*Data lines:*
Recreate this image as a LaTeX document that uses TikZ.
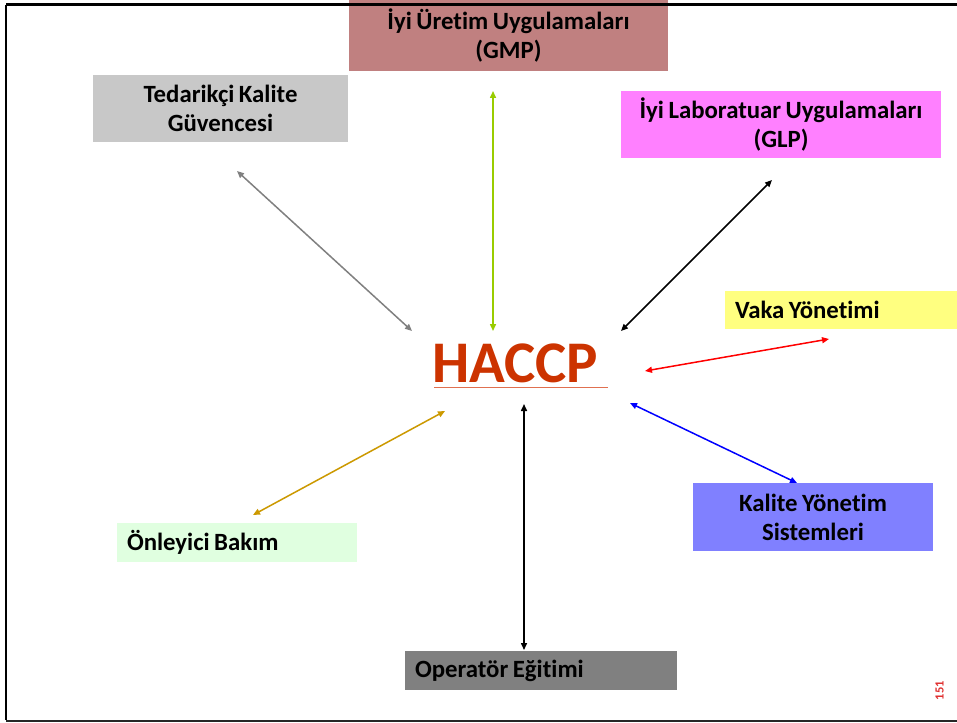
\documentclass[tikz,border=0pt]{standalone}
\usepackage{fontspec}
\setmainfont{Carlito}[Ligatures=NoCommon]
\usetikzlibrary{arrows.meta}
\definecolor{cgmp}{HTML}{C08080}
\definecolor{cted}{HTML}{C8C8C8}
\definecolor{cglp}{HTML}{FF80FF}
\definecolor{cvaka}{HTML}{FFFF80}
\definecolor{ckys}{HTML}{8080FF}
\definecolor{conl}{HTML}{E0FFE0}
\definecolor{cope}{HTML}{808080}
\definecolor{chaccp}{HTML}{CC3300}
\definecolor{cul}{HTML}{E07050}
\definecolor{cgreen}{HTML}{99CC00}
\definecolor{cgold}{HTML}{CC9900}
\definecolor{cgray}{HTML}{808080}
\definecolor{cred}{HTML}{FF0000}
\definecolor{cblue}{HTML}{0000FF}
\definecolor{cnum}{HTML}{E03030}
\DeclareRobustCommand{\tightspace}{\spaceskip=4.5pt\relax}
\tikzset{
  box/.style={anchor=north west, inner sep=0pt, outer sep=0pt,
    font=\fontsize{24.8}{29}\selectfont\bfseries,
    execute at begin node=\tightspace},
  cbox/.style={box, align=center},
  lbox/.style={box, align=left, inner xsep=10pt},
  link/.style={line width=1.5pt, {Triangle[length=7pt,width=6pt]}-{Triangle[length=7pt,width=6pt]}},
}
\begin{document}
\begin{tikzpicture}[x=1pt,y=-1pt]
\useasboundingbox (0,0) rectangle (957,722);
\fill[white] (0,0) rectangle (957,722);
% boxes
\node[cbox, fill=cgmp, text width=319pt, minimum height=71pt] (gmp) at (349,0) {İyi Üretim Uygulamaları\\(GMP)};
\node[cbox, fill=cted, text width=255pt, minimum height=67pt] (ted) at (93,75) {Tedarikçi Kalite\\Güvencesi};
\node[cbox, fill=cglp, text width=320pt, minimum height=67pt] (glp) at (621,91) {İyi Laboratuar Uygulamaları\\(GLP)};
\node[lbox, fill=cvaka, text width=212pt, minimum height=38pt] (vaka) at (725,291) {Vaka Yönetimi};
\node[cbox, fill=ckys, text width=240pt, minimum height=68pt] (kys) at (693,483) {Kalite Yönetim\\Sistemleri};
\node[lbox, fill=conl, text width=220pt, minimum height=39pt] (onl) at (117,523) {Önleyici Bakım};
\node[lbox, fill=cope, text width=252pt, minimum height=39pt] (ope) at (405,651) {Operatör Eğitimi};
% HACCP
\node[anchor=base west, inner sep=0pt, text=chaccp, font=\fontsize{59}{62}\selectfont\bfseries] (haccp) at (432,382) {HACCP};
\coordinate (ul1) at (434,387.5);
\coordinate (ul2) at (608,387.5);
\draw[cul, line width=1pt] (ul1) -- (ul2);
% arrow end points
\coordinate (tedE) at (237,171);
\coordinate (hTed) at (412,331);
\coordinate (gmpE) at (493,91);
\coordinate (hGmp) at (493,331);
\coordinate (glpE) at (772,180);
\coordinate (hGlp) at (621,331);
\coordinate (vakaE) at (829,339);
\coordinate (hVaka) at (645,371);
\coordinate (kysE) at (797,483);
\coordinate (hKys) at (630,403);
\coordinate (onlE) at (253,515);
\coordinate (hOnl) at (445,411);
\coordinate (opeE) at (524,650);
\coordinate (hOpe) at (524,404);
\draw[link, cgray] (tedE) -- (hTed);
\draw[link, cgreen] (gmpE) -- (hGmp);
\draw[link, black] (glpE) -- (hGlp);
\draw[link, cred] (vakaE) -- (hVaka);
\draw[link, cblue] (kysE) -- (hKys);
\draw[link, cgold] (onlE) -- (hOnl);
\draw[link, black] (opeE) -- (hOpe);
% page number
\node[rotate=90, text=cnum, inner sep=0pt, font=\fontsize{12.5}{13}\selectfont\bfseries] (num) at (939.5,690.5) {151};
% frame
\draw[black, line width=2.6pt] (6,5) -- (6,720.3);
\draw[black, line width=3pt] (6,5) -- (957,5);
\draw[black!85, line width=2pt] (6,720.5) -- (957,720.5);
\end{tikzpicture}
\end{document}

*Problem details:* Transcribe the full listing character for character. Pictures are excluded.

*Problem solution:*
Recreate this image as a LaTeX document that uses TikZ.
\documentclass[tikz,border=0pt]{standalone}
\usepackage{fontspec}
\setmainfont{Carlito}[Ligatures=NoCommon]
\usetikzlibrary{arrows.meta}
\definecolor{cgmp}{HTML}{C08080}
\definecolor{cted}{HTML}{C8C8C8}
\definecolor{cglp}{HTML}{FF80FF}
\definecolor{cvaka}{HTML}{FFFF80}
\definecolor{ckys}{HTML}{8080FF}
\definecolor{conl}{HTML}{E0FFE0}
\definecolor{cope}{HTML}{808080}
\definecolor{chaccp}{HTML}{CC3300}
\definecolor{cul}{HTML}{E07050}
\definecolor{cgreen}{HTML}{99CC00}
\definecolor{cgold}{HTML}{CC9900}
\definecolor{cgray}{HTML}{808080}
\definecolor{cred}{HTML}{FF0000}
\definecolor{cblue}{HTML}{0000FF}
\definecolor{cnum}{HTML}{E03030}
\DeclareRobustCommand{\tightspace}{\spaceskip=4.5pt\relax}
\tikzset{
  box/.style={anchor=north west, inner sep=0pt, outer sep=0pt,
    font=\fontsize{24.8}{29}\selectfont\bfseries,
    execute at begin node=\tightspace},
  cbox/.style={box, align=center},
  lbox/.style={box, align=left, inner xsep=10pt},
  link/.style={line width=1.5pt, {Triangle[length=7pt,width=6pt]}-{Triangle[length=7pt,width=6pt]}},
}
\begin{document}
\begin{tikzpicture}[x=1pt,y=-1pt]
\useasboundingbox (0,0) rectangle (957,722);
\fill[white] (0,0) rectangle (957,722);
% boxes
\node[cbox, fill=cgmp, text width=319pt, minimum height=71pt] (gmp) at (349,0) {İyi Üretim Uygulamaları\\(GMP)};
\node[cbox, fill=cted, text width=255pt, minimum height=67pt] (ted) at (93,75) {Tedarikçi Kalite\\Güvencesi};
\node[cbox, fill=cglp, text width=320pt, minimum height=67pt] (glp) at (621,91) {İyi Laboratuar Uygulamaları\\(GLP)};
\node[lbox, fill=cvaka, text width=212pt, minimum height=38pt] (vaka) at (725,291) {Vaka Yönetimi};
\node[cbox, fill=ckys, text width=240pt, minimum height=68pt] (kys) at (693,483) {Kalite Yönetim\\Sistemleri};
\node[lbox, fill=conl, text width=220pt, minimum height=39pt] (onl) at (117,523) {Önleyici Bakım};
\node[lbox, fill=cope, text width=252pt, minimum height=39pt] (ope) at (405,651) {Operatör Eğitimi};
% HACCP
\node[anchor=base west, inner sep=0pt, text=chaccp, font=\fontsize{59}{62}\selectfont\bfseries] (haccp) at (432,382) {HACCP};
\coordinate (ul1) at (434,387.5);
\coordinate (ul2) at (608,387.5);
\draw[cul, line width=1pt] (ul1) -- (ul2);
% arrow end points
\coordinate (tedE) at (237,171);
\coordinate (hTed) at (412,331);
\coordinate (gmpE) at (493,91);
\coordinate (hGmp) at (493,331);
\coordinate (glpE) at (772,180);
\coordinate (hGlp) at (621,331);
\coordinate (vakaE) at (829,339);
\coordinate (hVaka) at (645,371);
\coordinate (kysE) at (797,483);
\coordinate (hKys) at (630,403);
\coordinate (onlE) at (253,515);
\coordinate (hOnl) at (445,411);
\coordinate (opeE) at (524,650);
\coordinate (hOpe) at (524,404);
\draw[link, cgray] (tedE) -- (hTed);
\draw[link, cgreen] (gmpE) -- (hGmp);
\draw[link, black] (glpE) -- (hGlp);
\draw[link, cred] (vakaE) -- (hVaka);
\draw[link, cblue] (kysE) -- (hKys);
\draw[link, cgold] (onlE) -- (hOnl);
\draw[link, black] (opeE) -- (hOpe);
% page number
\node[rotate=90, text=cnum, inner sep=0pt, font=\fontsize{12.5}{13}\selectfont\bfseries] (num) at (939.5,690.5) {151};
% frame
\draw[black, line width=2.6pt] (6,5) -- (6,720.3);
\draw[black, line width=3pt] (6,5) -- (957,5);
\draw[black!85, line width=2pt] (6,720.5) -- (957,720.5);
\end{tikzpicture}
\end{document}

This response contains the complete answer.